Sempre ai fini della valutazione dell'elemento soggettivo, la Corte territoriale ha ritenuto evidente che l'imputato, per la sua competenza professionale, fosse in grado di rendersi conto del pericolo al quale esponeva la società con le operazioni gestionali poste in essere e del rischio di depauperamento del capitale. Ed, invero, non poteva non avvedersi del fatto che, ancor prima della nascita della società, i bilanci del settore dei pc erano in costante crescente perdita; che senza interventi finanziari consistenti, che non vi sono mai stati, la nuova società non era in grado di produrre utili; che non era possibile ottenere credito in ambito bancario senza specifiche ed idonee garanzie; che in una situazione così grave, come quella in cui versava fin dalle origini la società, dare esecuzione ad accordi negoziali conclusi da altri o palesemente volti a tutelare gli interessi di altri costituiva atto distrattivo non giustificabile con l'intento di mantenere buoni rapporti con un partner inadempiente alle proprie obbligazioni o di salvaguardare il livello occupazionale dell'azienda.
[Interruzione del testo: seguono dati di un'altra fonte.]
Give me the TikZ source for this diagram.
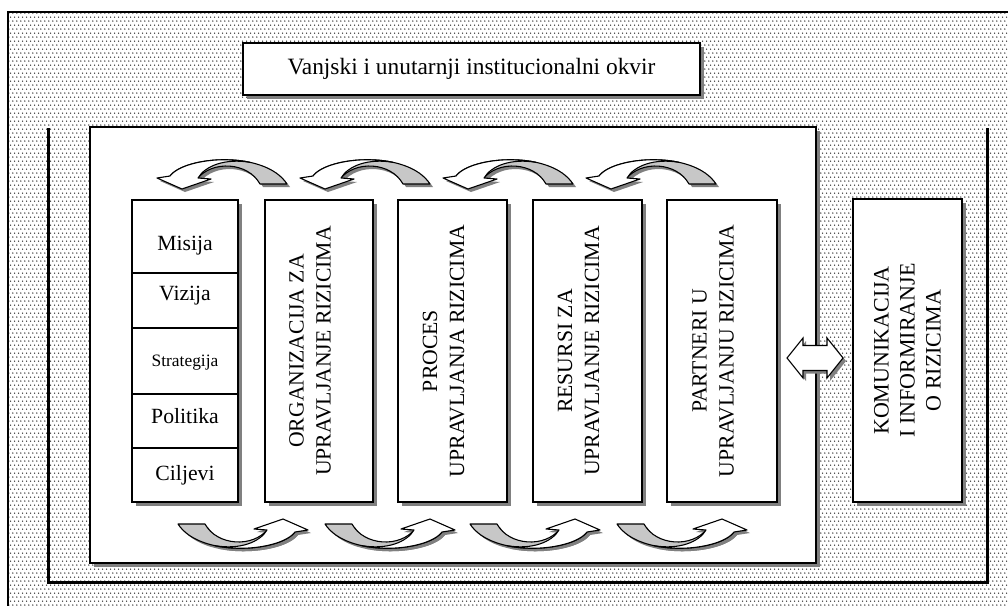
\documentclass[tikz,border=0pt]{standalone}
\usepackage{fontspec}
\setmainfont{Liberation Serif}
\usetikzlibrary{shadows,patterns.meta,calc}
\tikzdeclarepattern{
  name=bgdots,
  type=uncolored,
  bounding box={(0pt,0pt) and (4.2pt,8.4pt)},
  tile size={(4.2pt,8.4pt)},
  code={
    \pgfpathcircle{\pgfqpoint{1pt}{1pt}}{0.8pt}
    \pgfpathcircle{\pgfqpoint{3.1pt}{5.2pt}}{0.8pt}
    \pgfusepath{fill}
  }
}
\begin{document}
\begin{tikzpicture}[x=1pt,y=-1pt,
  shad/.style={drop shadow={shadow xshift=4pt,shadow yshift=-4pt,fill=black!50,opacity=1}},
  box/.style={draw=black,fill=white,line width=1.6pt,inner sep=0pt,outer sep=0pt},
  cell/.style={draw=black,line width=1.3pt,inner sep=0pt,minimum width=106pt},
  lbl/.style={font=\fontsize{21.7}{26}\selectfont,inner sep=0pt},
  vlbl/.style={rotate=90,align=center,inner sep=0pt,font=\fontsize{21.7}{27}\selectfont},
  arrgrey/.style={fill=black!22,draw=black,line width=1.1pt,line join=round},
  arrwhite/.style={fill=white,draw=black,line width=1.1pt,line join=round},
  curvarr/.pic={
    \path[arrgrey] (15,16) .. controls (30,-4) and (110,-10) .. (132,24) -- (105,24) .. controls (93,2) and (57,0) .. (42,19) -- cycle;
    \path[arrwhite] (15,16) .. controls (25,2.67) and (63.89,-4.44) .. (95.22,2.37) .. controls (70,-2) and (50,6) .. (43,18) -- (56,19) -- (27,29) -- (2,18) -- cycle;
  },
  shadowpic/.style={arrgrey/.style={fill=black!50},arrwhite/.style={fill=black!50}}
]
\useasboundingbox (0,0) rectangle (1008,605);
\clip (0,0) rectangle (1008,605);
% background
\path[pattern=bgdots,pattern color=black!90] (8,12) rectangle (1015,615);
\draw[line width=1.5pt] (8,615) -- (8,12) -- (1015,12);
% title
\node[box,shad,minimum width=457pt,minimum height=52pt,font=\fontsize{23.4}{28}\selectfont] (title) at (471.5,69) {Vanjski i unutarnji institucionalni okvir};
% bracket
\draw[line width=3pt] (48,128) -- (48,582) -- (987,582) -- (987,128);
% main box
\node[box,shad,line width=2.5pt,minimum width=726pt,minimum height=436pt] (main) at (453,345) {};
% curved arrows (shadows first)
\foreach \x in {155,298,441,584} {
  \pic[shadowpic] at (\x+3,163) {curvarr};
}
\foreach \x in {310,457,602,749} {
  \pic[shadowpic,rotate=180] at (\x+3,551) {curvarr};
}
\foreach \x in {155,298,441,584} {
  \pic at (\x,160) {curvarr};
}
\foreach \x in {310,457,602,749} {
  \pic[rotate=180] at (\x,548) {curvarr};
}
% left stack
\node[box,shad,minimum width=106pt,minimum height=302pt] (stack) at (185,351) {};
\node[cell,minimum height=73pt] (cmis) at (185,236.5) {};
\node[cell,minimum height=55pt] (cviz) at (185,300.5) {};
\node[cell,minimum height=66pt] (cstr) at (185,361) {};
\node[cell,minimum height=54pt] (cpol) at (185,421) {};
\node[cell,minimum height=54pt] (ccil) at (185,475) {};
\node[lbl,anchor=base] (tmis) at (185,250) {Misija};
\node[lbl,anchor=base] (tviz) at (185,300) {Vizija};
\node[lbl,anchor=base,font=\fontsize{17.4}{20}\selectfont] (tstr) at (185,366.5) {Strategija};
\node[lbl,anchor=base] (tpol) at (185,423) {Politika};
\node[lbl,anchor=base] (tcil) at (185,480) {Ciljevi};
% columns
\node[box,shad,minimum width=108pt,minimum height=302pt] (org) at (319,351) {};
\node[box,shad,minimum width=109pt,minimum height=302pt] (proc) at (452.5,351) {};
\node[box,shad,minimum width=109pt,minimum height=302pt] (res) at (587.5,351) {};
\node[box,shad,minimum width=110pt,minimum height=302pt] (part) at (722,351) {};
\node[vlbl] (torg) at ($(org.center)+(-9,0)$) {ORGANIZACIJA ZA\\UPRAVLJANJE RIZICIMA};
\node[vlbl] (tproc) at ($(proc.center)+(-9,0)$) {PROCES\\UPRAVLJANJA RIZICIMA};
\node[vlbl] (tres) at ($(res.center)+(-9,0)$) {RESURSI ZA\\UPRAVLJANJE RIZICIMA};
\node[vlbl] (tpart) at ($(part.center)+(-9,0)$) {PARTNERI U\\UPRAVLJANJU RIZICIMA};
% communication box
\node[box,shad,minimum width=109pt,minimum height=303pt] (kom) at (907.5,350.5) {};
\node[vlbl,font=\fontsize{22}{26}\selectfont] (tkom) at (kom.center) {KOMUNIKACIJA\\I INFORMIRANJE\\O RIZICIMA};
% double arrow
\coordinate (dac) at (815,358);
\fill[black!50] ($(dac)+(-25,3)$) -- ++(16,-20) -- ++(0,7.5) -- ++(24,0) -- ++(0,-7.5) -- ++(16,20) -- ++(-16,20) -- ++(0,-7.5) -- ++(-24,0) -- ++(0,7.5) -- cycle;
\draw[fill=white,line width=1.1pt] ($(dac)+(-28,0)$) -- ++(16,-20) -- ++(0,7.5) -- ++(24,0) -- ++(0,-7.5) -- ++(16,20) -- ++(-16,20) -- ++(0,-7.5) -- ++(-24,0) -- ++(0,7.5) -- cycle;
\end{tikzpicture}
\end{document}
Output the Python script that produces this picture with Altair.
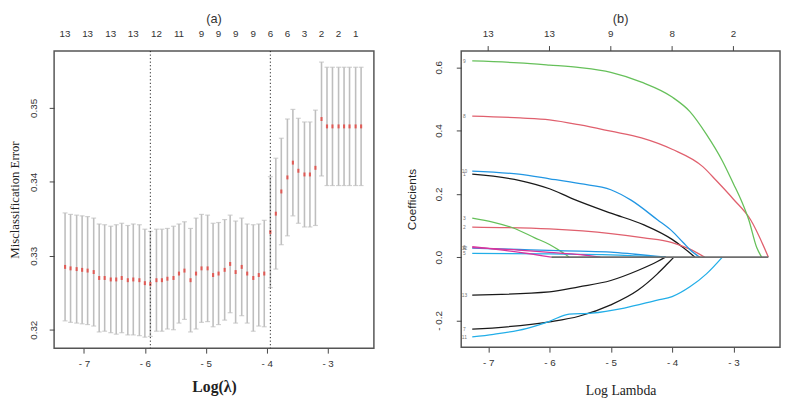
import altair as alt
import pandas as pd
import numpy as np

# ---------------- Panel (a): cross-validation curve ----------------
log_lambda = [-7.31, -7.22, -7.12, -7.03, -6.94, -6.84, -6.75, -6.66, -6.56, -6.47,
              -6.38, -6.28, -6.19, -6.09, -6.00, -5.91, -5.81, -5.72, -5.63, -5.53,
              -5.44, -5.35, -5.25, -5.16, -5.07, -4.97, -4.88, -4.79, -4.69, -4.60,
              -4.51, -4.41, -4.32, -4.22, -4.13, -4.04, -3.94, -3.85, -3.76, -3.66,
              -3.57, -3.48, -3.38, -3.29, -3.20, -3.10, -3.01, -2.92, -2.82, -2.73,
              -2.64, -2.54, -2.45]
cv_mean = [0.3285, 0.3283, 0.3282, 0.3281, 0.3280, 0.3278, 0.3270, 0.3270, 0.3268, 0.3268,
           0.3270, 0.3267, 0.3268, 0.3267, 0.3263, 0.3262, 0.3267, 0.3267, 0.3269, 0.3270,
           0.3276, 0.3280, 0.3267, 0.3276, 0.3283, 0.3283, 0.3274, 0.3276, 0.3281, 0.3289,
           0.3278, 0.3285, 0.3276, 0.3270, 0.3274, 0.3276, 0.3332, 0.3357, 0.3387, 0.3406,
           0.3426, 0.3415, 0.3410, 0.3410, 0.3419, 0.3485, 0.3475, 0.3475, 0.3475, 0.3475,
           0.3475, 0.3475, 0.3475]
cv_se = [0.0073, 0.0073, 0.0073, 0.0073, 0.0073, 0.0073, 0.0073, 0.0072, 0.0072, 0.0074,
         0.0074, 0.0074, 0.0075, 0.0075, 0.0073, 0.0071, 0.0069, 0.0069, 0.0068, 0.0070,
         0.0067, 0.0066, 0.0070, 0.0075, 0.0073, 0.0072, 0.0070, 0.0069, 0.0068, 0.0066,
         0.0069, 0.0066, 0.0067, 0.0072, 0.0069, 0.0072, 0.0075, 0.0075, 0.0072, 0.0079,
         0.0072, 0.0071, 0.0071, 0.0071, 0.0078, 0.0077, 0.0080, 0.0080, 0.0080, 0.0080,
         0.0080, 0.0080, 0.0080]
top_idx_a = [0, 4, 8, 12, 16, 20, 24, 27, 30, 33, 36, 39, 42, 45, 48, 51]
top_count_a = ["13", "13", "13", "13", "12", "11", "9", "9", "9", "9", "6", "6", "3", "2", "2", "1"]

# ---------------- Panel (b): coefficient paths ----------------
v1_x = [-7.26, -6.48, -6.0, -5.63, -5.0, -4.46, -4.0, -3.82, -3.63]
v1_y = [0.262, 0.242, 0.216, 0.185, 0.139, 0.102, 0.056, 0.030, 0.0]
v2_x = [-7.26, -6.0, -5.0, -4.46, -4.0, -3.71, -3.47]
v2_y = [0.095, 0.089, 0.0745, 0.061, 0.046, 0.025, 0.0]
v3_x = [-7.26, -6.91, -6.59, -6.24, -6.0, -5.79, -5.68]
v3_y = [0.123, 0.110, 0.092, 0.061, 0.040, 0.015, 0.0]
v4_x = [-7.26, -6.5, -6.0, -5.5, -5.0, -4.6, -4.1]
v4_y = [0.028, 0.024, 0.021, 0.019, 0.016, 0.009, 0.0]
v5_x = [-7.26, -6.0, -5.0, -4.5, -4.1]
v5_y = [0.012, 0.010, 0.007, 0.003, 0.0]
v6_x = [-7.26, -6.6, -5.97]
v6_y = [0.033, 0.018, 0.0]
v7_x = [-7.26, -6.0, -5.52, -5.0, -4.56, -4.24, -4.08, -3.97]
v7_y = [-0.228, -0.205, -0.187, -0.151, -0.105, -0.053, -0.022, 0.0]
v8_x = [-7.26, -6.48, -6.0, -5.5, -5.0, -4.5, -4.0, -3.5, -3.28, -3.0, -2.72, -2.43]
v8_y = [0.446, 0.440, 0.434, 0.418, 0.398, 0.377, 0.341, 0.286, 0.242, 0.183, 0.118, 0.0]
v9_x = [-7.26, -6.5, -6.0, -5.5, -5.0, -4.5, -4.0, -3.71, -3.44, -3.18, -3.0, -2.87, -2.75, -2.62, -2.54]
v9_y = [0.620, 0.614, 0.607, 0.599, 0.584, 0.553, 0.506, 0.460, 0.388, 0.304, 0.232, 0.178, 0.118, 0.030, 0.0]
v10_x = [-7.26, -6.5, -6.0, -5.5, -5.0, -4.67, -4.24, -4.0, -3.82, -3.66, -3.55]
v10_y = [0.272, 0.262, 0.2475, 0.232, 0.213, 0.180, 0.118, 0.082, 0.046, 0.015, 0.0]
v11_x = [-7.26, -6.91, -6.38, -6.0, -5.68, -5.31, -4.78, -4.24, -4.0, -3.71, -3.44, -3.18]
v11_y = [-0.252, -0.244, -0.226, -0.203, -0.180, -0.177, -0.161, -0.136, -0.125, -0.094, -0.053, 0.0]
v12_x = [-7.26, -6.5, -6.0, -5.5, -5.17]
v12_y = [0.030, 0.022, 0.015, 0.008, 0.0]
v13_x = [-7.26, -6.0, -5.52, -5.0, -4.56, -4.24, -4.11]
v13_y = [-0.120, -0.110, -0.094, -0.074, -0.0425, -0.014, 0.0]
top_vals_b = [-7, -6, -5, -4, -3]
top_count_b = ["13", "13", "9", "8", "2"]

paths = [(v1_x, v1_y), (v2_x, v2_y), (v3_x, v3_y), (v4_x, v4_y), (v5_x, v5_y),
         (v6_x, v6_y), (v7_x, v7_y), (v8_x, v8_y), (v9_x, v9_y), (v10_x, v10_y),
         (v11_x, v11_y), (v12_x, v12_y), (v13_x, v13_y)]
var_names = [str(i + 1) for i in range(13)]
# R default palette recycled (1:6)
var_colors = ["#1a1a1a", "#E0606E", "#66C05A", "#2196E3", "#22AEE8", "#D8359E",
              "#1a1a1a", "#E0606E", "#66C05A", "#2196E3", "#22AEE8", "#D8359E", "#1a1a1a"]

# ---------------- build tables ----------------
df_a = pd.DataFrame({"loglam": log_lambda, "cvm": cv_mean, "se": cv_se})
df_a["lo"] = df_a["cvm"] - df_a["se"]
df_a["hi"] = df_a["cvm"] + df_a["se"]
i_min = int(np.argmin(cv_mean))
thr = cv_mean[i_min] + cv_se[i_min] + 1e-9
i_1se = max(i for i, m in enumerate(cv_mean) if m <= thr)
df_vl = pd.DataFrame({"loglam": [log_lambda[i_min], log_lambda[i_1se]]})
df_top_a = pd.DataFrame({"loglam": [log_lambda[i] for i in top_idx_a], "n": top_count_a})
df_top_b = pd.DataFrame({"x": top_vals_b, "n": top_count_b})

rows = []
for name, (xs, ys) in zip(var_names, paths):
    for k, (xv, yv) in enumerate(zip(xs, ys)):
        rows.append({"var": name, "x": xv, "y": yv, "k": k})
df_b = pd.DataFrame(rows)
df_start = df_b[df_b["k"] == 0]
ends = [xs[-1] for xs, _ in paths]
df_zero = pd.DataFrame({"x": [min(ends)], "x2": [max(ends)], "y": [0.0]})

minus_int = "datum.value < 0 ? '- ' + format(-datum.value, 'd') : format(datum.value, 'd')"
minus_1f = "datum.value < 0 ? '- ' + format(-datum.value, '.1f') : format(datum.value, '.1f')"

SANS = "Liberation Sans"
SERIF = "Liberation Serif"
ax_common = dict(domain=False, grid=False, labelFont=SANS, labelFontSize=10,
                 labelColor="#333333", tickColor="#444444", tickWidth=1)

# ---------------- panel (a) ----------------
xa = alt.Scale(domain=[-7.49, -2.24], nice=False, zero=False)
ya = alt.Scale(domain=[0.3175, 0.3577], nice=False, zero=False)
base_a = alt.Chart(df_a)

bars = base_a.mark_rule(color="#BEBEBE", strokeWidth=1.6).encode(
    x=alt.X("loglam:Q", scale=xa, title="Log(λ)", axis=alt.Axis(
        values=[-7, -6, -5, -4, -3], labelExpr=minus_int,
        tickSize=5, labelPadding=6, titleFont=SERIF,
        titleFontSize=16, titleFontWeight="bold", titleColor="#222222",
        titlePadding=10, **ax_common)),
    y=alt.Y("lo:Q", scale=ya, title="Misclassification Error", axis=alt.Axis(
        values=[0.32, 0.33, 0.34, 0.35], format=".2f", labelAngle=-90,
        tickSize=5, labelPadding=11, titleFont=SERIF, titleFontSize=13,
        titleFontWeight="normal", titleColor="#222222", titlePadding=7, **ax_common)),
    y2="hi:Q",
)
cap_lo = base_a.mark_tick(orient="horizontal", size=5, thickness=1.2, color="#BEBEBE").encode(
    x=alt.X("loglam:Q", scale=xa), y=alt.Y("lo:Q", scale=ya))
cap_hi = base_a.mark_tick(orient="horizontal", size=5, thickness=1.2, color="#BEBEBE").encode(
    x=alt.X("loglam:Q", scale=xa), y=alt.Y("hi:Q", scale=ya))
pts = base_a.mark_tick(orient="vertical", size=4, thickness=2.2, color="#E8302A").encode(
    x=alt.X("loglam:Q", scale=xa), y=alt.Y("cvm:Q", scale=ya))
vlines = alt.Chart(df_vl).mark_rule(color="#222222", strokeWidth=1, strokeDash=[1.2, 2.4]).encode(
    x=alt.X("loglam:Q", scale=xa))
top_a = alt.Chart(df_top_a).mark_text(font=SANS, fontSize=10, color="#333333", baseline="middle").encode(
    x=alt.X("loglam:Q", scale=xa), y=alt.value(-17), text="n:N")

panel_a = alt.layer(bars, cap_lo, cap_hi, pts, vlines, top_a).properties(
    width=326, height=303, title="(a)")

# ---------------- panel (b) ----------------
xb = alt.Scale(domain=[-7.44, -2.24], nice=False, zero=False)
yb = alt.Scale(domain=[-0.285, 0.6516], nice=False, zero=False)

lines = alt.Chart(df_b).mark_line(interpolate="monotone", strokeWidth=1.3).encode(
    x=alt.X("x:Q", scale=xb, title="Log Lambda", axis=alt.Axis(
        values=[-7, -6, -5, -4, -3], labelExpr=minus_int,
        tickSize=5, labelPadding=6, titleFont=SERIF,
        titleFontSize=14, titleFontWeight="normal", titleColor="#222222",
        titlePadding=16, **ax_common)),
    y=alt.Y("y:Q", scale=yb, title="Coefficients", axis=alt.Axis(
        values=[-0.2, 0.0, 0.2, 0.4, 0.6], labelExpr=minus_1f, labelAngle=-90,
        tickSize=5, labelPadding=13, titleFont=SANS,
        titleFontSize=12, titleFontWeight="normal", titleColor="#222222",
        titlePadding=16, **ax_common)),
    color=alt.Color("var:N", scale=alt.Scale(domain=var_names, range=var_colors), legend=None),
    order="k:Q",
)
zero = alt.Chart(df_zero).mark_rule(color="#6E6E6E", strokeWidth=1.8).encode(
    x=alt.X("x:Q", scale=xb), x2="x2:Q", y=alt.Y("y:Q", scale=yb))
labels = alt.Chart(df_start).mark_text(fontSize=5, color="#777777", dx=-8, font=SANS).encode(
    x=alt.X("x:Q", scale=xb), y=alt.Y("y:Q", scale=yb), text="var:N")
top_ticks_b = alt.Chart(df_top_b).mark_rule(color="#444444", strokeWidth=1).encode(
    x=alt.X("x:Q", scale=xb), y=alt.value(-5), y2=alt.value(0))
top_b = alt.Chart(df_top_b).mark_text(font=SANS, fontSize=10, color="#333333", baseline="middle").encode(
    x=alt.X("x:Q", scale=xb), y=alt.value(-17), text="n:N")

panel_b = alt.layer(lines, zero, labels, top_ticks_b, top_b).properties(
    width=325, height=302, title="(b)")

chart = alt.hconcat(panel_a, panel_b, spacing=30).properties(
    padding={"left": 0, "top": 0, "right": 0, "bottom": 0}
).configure_view(
    stroke="#555555", strokeWidth=1.5
).configure_title(
    font=SANS, fontSize=13, fontWeight="normal", color="#333333", anchor="middle", offset=4
)

chart.save("out.html", embed_options={"renderer": "svg", "actions": False})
Ha aggiunto, altresì, che l'imputato, per sua stessa ammissione, in alcuni periodi aveva anche ricoperto la carica di consigliere di amministrazione di alcune delle agenzie estere di OCW, così che, certamente, era in grado di conoscere la mancanza di liquidità delle società che ne facevano parte, costituite senza mezzi operativi e senza capitale.
A fronte di tale compiuta valutazione il ricorrente, quindi, chiede la mera rivalutazione degli elementi di prova non consentita nel giudizio di legittimità.
Alla declaratoria di inammissibilità segue per legge, in forza del disposto dell'art. 616 c.p.p., la condanna della ricorrente al pagamento delle spese processuali ed al versamento della somma, tale ritenuta congrua, di Euro 1.000,00 (mille) in favore della cassa delle ammende.

PQM

Dichiara inammissibile il ricorso e condanna la ricorrente al pagamento delle spese processuali e al versamento della somma di Euro 1.000,00 (mille) alla cassa delle ammende.
Così deciso in Roma, il 7 marzo 2014.